"Like deciphering ancient script", Korea's English exam stuns Western media

By Bae Seo-hyun Posted : December 14, 2025, 08:20 Updated : December 14, 2025, 08:21
Students check their scores at Dongnae Girls' High School in Busan after the 2026 college entrance exam results were distributed on Dec. 5, 2025. [Photo=Yonhap]
 

SEOUL, December 14 (AJP) -South Korea’s notoriously punishing college entrance exam has once again drawn global attention—this time not only for its difficulty, but for the language used by Western media to describe it.

Following widespread backlash over this year’s English section of the Suneung, the country’s high-stakes college entrance exam, the head of the testing authority resigned, acknowledging that the questions were excessively difficult.

The episode quickly became international news, with outlets such as the BBC and The New York Times portraying the exam as a symbol of extreme academic pressure in South Korea. 

The BBC described the English test as being “like deciphering an ancient script,” echoing complaints from students who said the dense passages and abstract concepts were nearly impenetrable. The broadcaster highlighted questions based on Immanuel Kant’s philosophy of law and a technical passage on video game perception, noting that some students called the exam “insane.” 

The New York Times focused on the institutional fallout. It reported that Oh Seung-geol, head of the Korea Institute for Curriculum and Evaluation (KICE), resigned after issuing a public apology, admitting that the English test “did not meet the appropriate difficulty level.”

Just over 3 percent of test takers earned the top English grade this year, down from about 6 percent the previous year. For the BBC, the figure illustrated how the test crossed the line from rigorous to unreasonable. For the Times, it reinforced longstanding criticism that exam difficulty often undermines government pledges to curb so-called “killer questions” and reduce reliance on private tutoring.  

Oh Seung-geol, head of the Korea Institute for Curriculum and Evaluation (KICE), which administers the exam, stepped down after widespread criticism from students, parents and educators. 

“We sincerely accept the criticism that the difficulty of the questions was inappropriate,” Oh said, acknowledging that the test “fell short” despite undergoing multiple rounds of review. 

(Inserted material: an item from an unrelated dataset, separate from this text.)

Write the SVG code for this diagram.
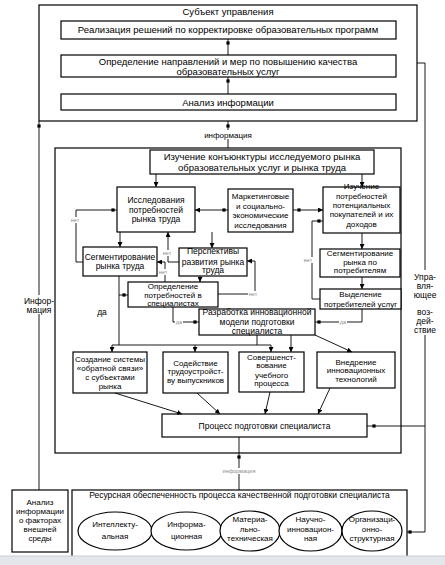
<svg xmlns="http://www.w3.org/2000/svg" width="445" height="565" viewBox="0 0 445 565">
<defs>
<style>
.b{fill:#fff;stroke:#000;stroke-width:1.2}
.f{fill:none;stroke:#000;stroke-width:1.2}
.c{fill:none;stroke:#000;stroke-width:0.9}
.a{marker-end:url(#ar)}
.wb{fill:#fff;stroke:none}
text{font-family:"Liberation Sans",Arial,sans-serif;text-anchor:middle;fill:#000}
.t{font-size:8.5px}
.n{font-size:8px}
.h{font-size:9.5px}
.s{font-size:5.5px;fill:#8c8c8c}
</style>
<marker id="ar" viewBox="0 0 6 6" refX="6" refY="3" markerWidth="5" markerHeight="5" orient="auto" markerUnits="userSpaceOnUse"><path d="M0,0 L6,3 L0,6 z" fill="#000"/></marker>
<rect id="sq" x="-1.6" y="-1.6" width="3.2" height="3.2" fill="#000"/>
</defs>
<rect width="445" height="565" fill="#fff"/>

<g id="subject"><rect class="f" x="39" y="5" width="378" height="116"/><text class="h" x="228" y="14.5">Субъект управления</text></g>
<g id="realization"><rect class="b" x="61" y="21" width="335" height="18"/><text class="h" x="228" y="33">Реализация решений по корректировке образовательных программ</text></g>
<g id="directions"><rect class="b" x="61" y="55" width="335" height="22"/><text class="h" x="228" y="64.5">Определение направлений и мер по повышению качества</text><text class="h" x="228" y="74.5">образовательных услуг</text></g>
<g id="analysis"><rect class="b" x="61" y="94" width="335" height="16"/><text class="h" x="228" y="105.5">Анализ информации</text></g>

<g id="market-frame"><rect class="f" x="55" y="148" width="346" height="305"/></g>
<g id="conjuncture"><rect class="b" x="150" y="150" width="224" height="24"/><text class="h" x="262" y="159.5">Изучение конъюнктуры исследуемого рынка</text><text class="h" x="262" y="170.5">образовательных услуг и рынка труда</text></g>
<g id="labor-research"><rect class="b" x="117" y="187" width="78" height="45"/><text class="t" x="156" y="203">Исследования</text><text class="t" x="156" y="212.5">потребностей</text><text class="t" x="156" y="222">рынка труда</text></g>
<g id="marketing"><rect class="b" x="228" y="189" width="65" height="43"/><text class="n" x="260.5" y="199">Маркетинговые</text><text class="n" x="260.5" y="208.5">и социально-</text><text class="n" x="260.5" y="218">экономические</text><text class="n" x="260.5" y="227.5">исследования</text></g>
<g id="buyers"><rect class="b" x="323" y="187" width="77" height="46"/><text class="n" x="361.5" y="189">Изучение</text><text class="n" x="361.5" y="198.5">потребностей</text><text class="n" x="361.5" y="208">потенциальных</text><text class="n" x="361.5" y="217">покупателей и их</text><text class="n" x="361.5" y="226.5">доходов</text></g>
<g id="labor-seg"><rect class="b" x="83" y="247" width="74" height="29"/><text class="t" x="120" y="259.5">Сегментирование</text><text class="t" x="120" y="269">рынка труда</text></g>
<g id="prospects"><rect class="b" x="179" y="248" width="68" height="28"/><text class="t" x="213" y="254">Перспективы</text><text class="t" x="213" y="264.5">развития рынка</text><text class="t" x="213" y="273">труда</text></g>
<g id="needs"><rect class="b" x="128" y="282" width="90" height="25"/><text class="n" x="173" y="289">Определение</text><text class="n" x="173" y="297.5">потребностей в</text><text class="n" x="173" y="306">специалистах</text></g>
<g id="consumer-seg"><rect class="b" x="320" y="249" width="80" height="28"/><text class="n" x="360" y="256">Сегментирование</text><text class="n" x="360" y="264.5">рынка по</text><text class="n" x="360" y="272.5">потребителям</text></g>
<g id="consumers"><rect class="b" x="320" y="289" width="81" height="20"/><text class="n" x="360.5" y="297">Выделение</text><text class="n" x="360.5" y="307">потребителей услуг</text></g>
<g id="model"><rect class="b" x="199" y="309" width="116" height="26"/><text class="t" x="257" y="315">Разработка инновационной</text><text class="t" x="257" y="325">модели подготовки</text><text class="t" x="257" y="334">специалиста</text></g>
<g id="feedback"><rect class="b" x="73" y="352" width="74" height="41"/><text class="n" x="110" y="361.5">Создание системы</text><text class="n" x="110" y="370.5">«обратной связи»</text><text class="n" x="110" y="379.5">с субъектами</text><text class="n" x="110" y="388.5">рынка</text></g>
<g id="employment"><rect class="b" x="163" y="352" width="65" height="41"/><text class="n" x="195.5" y="365.5">Содействие</text><text class="n" x="195.5" y="374">трудоустройст-</text><text class="n" x="195.5" y="382.5">ву выпускников</text></g>
<g id="improvement"><rect class="b" x="239" y="352" width="65" height="40"/><text class="n" x="271.5" y="359.5">Совершенст-</text><text class="n" x="271.5" y="368">вование</text><text class="n" x="271.5" y="377.5">учебного</text><text class="n" x="271.5" y="386">процесса</text></g>
<g id="innovation"><rect class="b" x="317" y="352" width="78" height="36"/><text class="n" x="356" y="364.5">Внедрение</text><text class="n" x="356" y="373">инновационных</text><text class="n" x="356" y="381.5">технологий</text></g>
<g id="process"><rect class="b" x="162" y="414" width="205" height="23"/><text class="t" x="264.5" y="429">Процесс подготовки специалиста</text></g>
<g id="external"><rect class="b" x="12" y="490" width="56" height="62"/><text class="n" x="40" y="505">Анализ</text><text class="n" x="40" y="514">информации</text><text class="n" x="40" y="523">о факторах</text><text class="n" x="40" y="532">внешней</text><text class="n" x="40" y="541">среды</text></g>
<g id="resources"><rect class="f" x="72" y="490" width="335" height="75"/><text class="t" x="239.5" y="497.5">Ресурсная обеспеченность процесса качественной подготовки специалиста</text></g>
<g id="intellectual"><ellipse class="b" cx="115" cy="531" rx="37" ry="19"/><text class="n" x="115" y="527">Интеллекту-</text><text class="n" x="115" y="539">альная</text></g>
<g id="informational"><ellipse class="b" cx="186.5" cy="531" rx="35.5" ry="19"/><text class="n" x="186.5" y="527">Информа-</text><text class="n" x="186.5" y="539">ционная</text></g>
<g id="material"><ellipse class="b" cx="250" cy="531" rx="30" ry="20"/><text class="n" x="250" y="522">Материа-</text><text class="n" x="250" y="531.5">льно-</text><text class="n" x="250" y="541">техническая</text></g>
<g id="scientific"><ellipse class="b" cx="310.5" cy="531" rx="31.5" ry="20"/><text class="n" x="310.5" y="522">Научно-</text><text class="n" x="310.5" y="531.5">инновацион-</text><text class="n" x="310.5" y="541">ная</text></g>
<g id="organizational"><ellipse class="b" cx="372" cy="531" rx="30" ry="20"/><text class="n" x="372" y="522">Организаци-</text><text class="n" x="372" y="531.5">онно-</text><text class="n" x="372" y="541">структурная</text></g>

<g id="connectors">
<line class="c" x1="228" y1="39" x2="228" y2="55"/><use href="#sq" x="228" y="43"/>
<line class="c" x1="228" y1="77" x2="228" y2="94"/><use href="#sq" x="228" y="81"/>
<line class="c" x1="228" y1="121" x2="228" y2="148"/><use href="#sq" x="228" y="126"/>
<line class="c" x1="39" y1="121" x2="39" y2="490"/><use href="#sq" x="39" y="126"/>
<polyline class="c" points="417,63 425,63 425,532 407,532"/><use href="#sq" x="410" y="532"/>
<line class="c" x1="425" y1="426" x2="367" y2="426"/><use href="#sq" x="374" y="426"/>

<line class="c a" x1="156" y1="174" x2="156" y2="187"/>
<line class="c a" x1="362" y1="174" x2="362" y2="187"/>
<line class="c a" x1="228" y1="210" x2="195" y2="210"/><use href="#sq" x="224" y="210"/>
<line class="c a" x1="293" y1="210" x2="323" y2="210"/><use href="#sq" x="299" y="210"/>
<line class="c a" x1="120" y1="232" x2="120" y2="247"/>
<line class="c a" x1="212" y1="232" x2="212" y2="248"/>
<polyline class="c a" points="179,262 168,262 168,232"/>
<polyline class="c" points="83,262 76,262 76,210 117,210"/><use href="#sq" x="113" y="210"/>
<polyline class="c a" points="165,282 165,262 157,262"/>
<line class="c a" x1="200" y1="276" x2="200" y2="282"/>
<polyline class="c a" points="218,294 255,294 255,261 247,261"/>
<line class="c" x1="119" y1="276" x2="119" y2="345"/>
<line class="c" x1="119" y1="295" x2="128" y2="295"/><use href="#sq" x="124" y="295"/>
<line class="c" x1="112" y1="345" x2="271" y2="345"/>
<line class="c a" x1="112" y1="345" x2="112" y2="352"/>
<line class="c a" x1="195" y1="345" x2="195" y2="352"/>
<line class="c a" x1="271" y1="345" x2="271" y2="352"/>
<polyline class="c" points="173,307 173,322 199,322"/><use href="#sq" x="195" y="322"/>
<line class="c" x1="257" y1="335" x2="257" y2="345"/>
<line class="c a" x1="291" y1="335" x2="291" y2="352"/>
<line class="c a" x1="315" y1="335" x2="352" y2="352"/>
<line class="c a" x1="362" y1="233" x2="362" y2="249"/>
<line class="c a" x1="362" y1="277" x2="362" y2="289"/>
<polyline class="c" points="320,299 312,299 312,221 323,221"/><use href="#sq" x="319" y="221"/>
<polyline class="c" points="362,309 362,322 315,322"/><use href="#sq" x="319" y="322"/>
<line class="c a" x1="115" y1="393" x2="182" y2="414"/>
<line class="c a" x1="197" y1="393" x2="220" y2="414"/>
<line class="c a" x1="270" y1="392" x2="265" y2="414"/>
<line class="c a" x1="330" y1="388" x2="318" y2="414"/>
<line class="c" x1="239" y1="437" x2="239" y2="490"/><use href="#sq" x="239" y="457"/>
</g>

<g id="labels">
<rect class="wb" x="202" y="130" width="52" height="9"/><text class="n" x="228" y="137.5">информация</text>
<rect class="wb" x="24" y="295" width="30" height="19"/><text class="t" x="39" y="304">Инфор-</text><text class="t" x="39" y="313">мация</text>
<rect class="wb" x="410" y="270" width="30" height="65"/>
<text class="t" x="425" y="280">Упра-</text><text class="t" x="425" y="289">вля-</text><text class="t" x="425" y="298">ющее</text>
<text class="t" x="425" y="315">воз-</text><text class="t" x="425" y="324">дей-</text><text class="t" x="425" y="333">ствие</text>
<text class="t" x="102" y="315">да</text>
<rect class="wb" x="162" y="250" width="10" height="6"/><text class="s" x="167" y="255">нет</text>
<rect class="wb" x="70" y="217" width="10" height="6"/><text class="s" x="75" y="222">нет</text>
<rect class="wb" x="158" y="269" width="10" height="6"/><text class="s" x="163" y="274">нет</text>
<rect class="wb" x="248" y="291" width="11" height="6"/><text class="s" x="253" y="296">нет</text>
<rect class="wb" x="303" y="257" width="10" height="6"/><text class="s" x="308" y="262">нет</text>
<rect class="wb" x="175" y="319" width="8" height="6"/><text class="s" x="179" y="324">да</text>
<rect class="wb" x="339" y="319" width="8" height="6"/><text class="s" x="343" y="324">да</text>
<rect class="wb" x="221" y="468" width="36" height="6"/><text class="s" x="239" y="473">информация</text>
</g>

<rect x="0" y="556" width="445" height="9" fill="#e3e7ec"/>
<line x1="0" y1="556" x2="445" y2="556" stroke="#c9ced5" stroke-width="1"/>
</svg>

The controversy centered on dense, abstract passages that many students found unnecessarily convoluted. Among the most daunting were questions drawing on Immanuel Kant’s philosophy of law and a passage using technical language from game design theory.

One widely discussed question, worth three points, asked students to determine where a sentence about “the virtual bodily space of the avatar” should be inserted into a paragraph describing perception in video games. The passage was later identified as an excerpt from Game Feel, a game design book by Steve Swink—used without broader context. 

Online criticism was swift. One Reddit user described the writing as “fancy smart talking,” while another called it “awful writing that doesn’t convey a concept well.”  

Held every November, the Suneung is an eight-hour marathon that shapes not only university admissions but also future job prospects, income levels and even marriage outcomes. Students answer around 200 questions across Korean, mathematics, English, and other subjects. 

Since the Suneung was introduced in 1993, only four of its 12 chief administrators have completed their full three-year terms. While most resignations followed factual errors in questions, Oh is the first to step down solely over excessive difficulty—underscoring just how politically and socially sensitive the exam remains.